Ironically, the ruling has been praised by both NEA leaders and the agency's detractors. Speaker of the House Newt Gingrich hailed it as validating the right of Americans not to pay for art that offends

them, while NEA chairman William Ivey expressed unequivocal pleasure with the ruling.

In a statement issued last Thursday, Mr. Ivey called the ruling "an endorsement of the Endowment's mission" and said it would not affect the NEA's day-to-day operations. "The Endowment's citizen-review panels represent the broad diversity of the American people," he added, "and we're proud of our high standards and rigorous grantmaking process."

For others, however, the law's inclusion of such an undefined and some say undefinable term as "decency" portends trouble. According to constitutional expert Jonathan Entin, a professor of law and political science at Case Western Reserve University in Cleveland, the way the law is written forestalls any future challenge such as the one brought by performance artist Karen Finley and three other non-mainstream artists. They argued that the NEA had restricted their freedom of expression in denying them grants. But the Supreme Court, as Dr. Entin explains, declared that the "government is not suppressing Finley because the government has no obligation to fund the NEA at all."

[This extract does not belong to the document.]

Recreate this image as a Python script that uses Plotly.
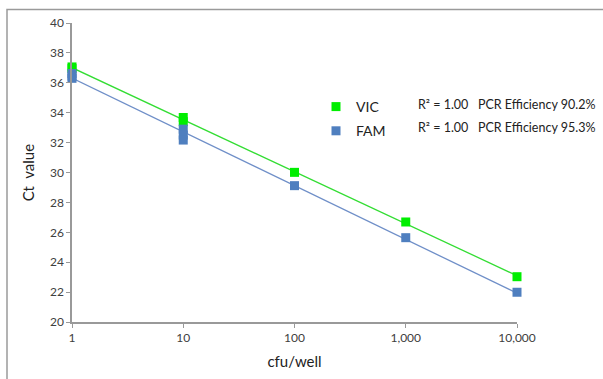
import numpy as np
import plotly.graph_objects as go

# Data
cfu_vic = [1, 1, 10, 10, 100, 1000, 10000]
ct_vic = [37.06, 36.95, 33.68, 33.40, 30.01, 26.69, 23.03]
cfu_fam = [1, 1, 1, 10, 10, 10, 100, 1000, 10000]
ct_fam = [36.62, 36.45, 36.30, 32.90, 32.50, 32.17, 29.12, 25.64, 21.99]
tick_vals = [1, 10, 100, 1000, 10000]
tick_text = ["1", "10", "100", "1,000", "10,000"]
y_ticks = [20, 22, 24, 26, 28, 30, 32, 34, 36, 38, 40]
labels = ["VIC", "FAM"]
annot_text = ["R² = 1.00   PCR Efficiency 90.2%", "R² = 1.00   PCR Efficiency 95.3%"]

marker_colors = ["#00ee00", "#4f7fbf"]
line_colors = ["#33dd33", "#6f8fc8"]

FONT = "Lato, Liberation Sans, sans-serif"

fig = go.Figure()

series = [(cfu_vic, ct_vic), (cfu_fam, ct_fam)]
# trend lines
for i, (xs, ys) in enumerate(series):
    lx = np.log10(np.array(xs, dtype=float))
    k, b = np.polyfit(lx, np.array(ys, dtype=float), 1)
    xl = np.array([min(xs), max(xs)], dtype=float)
    fig.add_trace(go.Scatter(x=xl, y=k * np.log10(xl) + b, mode="lines",
                             line=dict(color=line_colors[i], width=1.3),
                             showlegend=False, hoverinfo="skip", cliponaxis=False))
# markers
for i, (xs, ys) in enumerate(series):
    fig.add_trace(go.Scatter(x=xs, y=ys, mode="markers", name=labels[i],
                             legendgroup=labels[i], cliponaxis=False,
                             marker=dict(symbol="square", size=9, color=marker_colors[i])))

L, R, T, B = 72, 86, 23, 57
W, H = 603, 379
pw, ph = W - L - R, H - T - B

def px(xp):
    return (xp - L) / pw

def py(yp):
    return (H - B - yp) / ph

for j, txt in enumerate(annot_text):
    fig.add_annotation(x=px(416), y=py(104 + 23 * j), xref="paper", yref="paper",
                       text=txt, showarrow=False, xanchor="left", yanchor="middle",
                       font=dict(size=12.5, color="#222222", family=FONT))

fig.add_shape(type="rect", xref="paper", yref="paper",
              x0=px(7), x1=px(615), y0=py(385), y1=py(9.5),
              line=dict(color="#9a9a9a", width=1.5), layer="below")

fig.update_layout(
    width=W, height=H,
    margin=dict(l=L, r=R, t=T, b=B),
    paper_bgcolor="white", plot_bgcolor="white",
    font=dict(family=FONT, color="#404040", size=11),
    legend=dict(x=px(316), y=py(91), xanchor="left", yanchor="top",
                font=dict(size=14, color="#222222"), tracegroupgap=3,
                bgcolor="rgba(0,0,0,0)", itemwidth=30),
    xaxis=dict(type="log", range=[0, 4], tickvals=tick_vals, ticktext=tick_text,
               showgrid=False, zeroline=False, showline=True, linecolor="#999999",
               linewidth=1.5, ticks="outside", ticklen=4, tickcolor="#999999",
               tickfont=dict(size=12, color="#404040"),
               title=dict(text="cfu/well", font=dict(size=15, color="#222222"), standoff=12)),
    yaxis=dict(range=[20, 40], tickvals=y_ticks, showgrid=False, zeroline=False,
               showline=True, linecolor="#999999", linewidth=1.5, ticks="outside",
               ticklen=4, tickcolor="#999999", tickfont=dict(size=12, color="#404040"),
               title=dict(text="Ct  value", font=dict(size=15, color="#222222"), standoff=12)),
)

fig.write_html("out.html")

And given the NEA's right to decide what is decent and what is not, Entin explains, there is virtually no way to contest its decision.

This is one of the reasons Ben Cameron, executive director of the New York-based Theatre Communications Group, is worried. Citing the single dissenting voice in the Supreme Court, Justice David Souter, Mr. Cameron says that the ruling "has the potential of having a chilling effect on art and sending a message that may influence artists."

This chilling effect could result from artists and art organizations censoring themselves in order to receive federal funding as well as from the increasing ghettoization of challenging art. In Levin's view, "there will always be a venue to present this work. What will get atrophied is the general public's access to works that challenge the status quo."

This would widen what many already see as a dangerous lack of communication and understanding between the general public and experimental artists like Karen Finley, who was unavailable for comment. She is currently performing in "The Return of the Chocolate-Smeared Woman" in New York.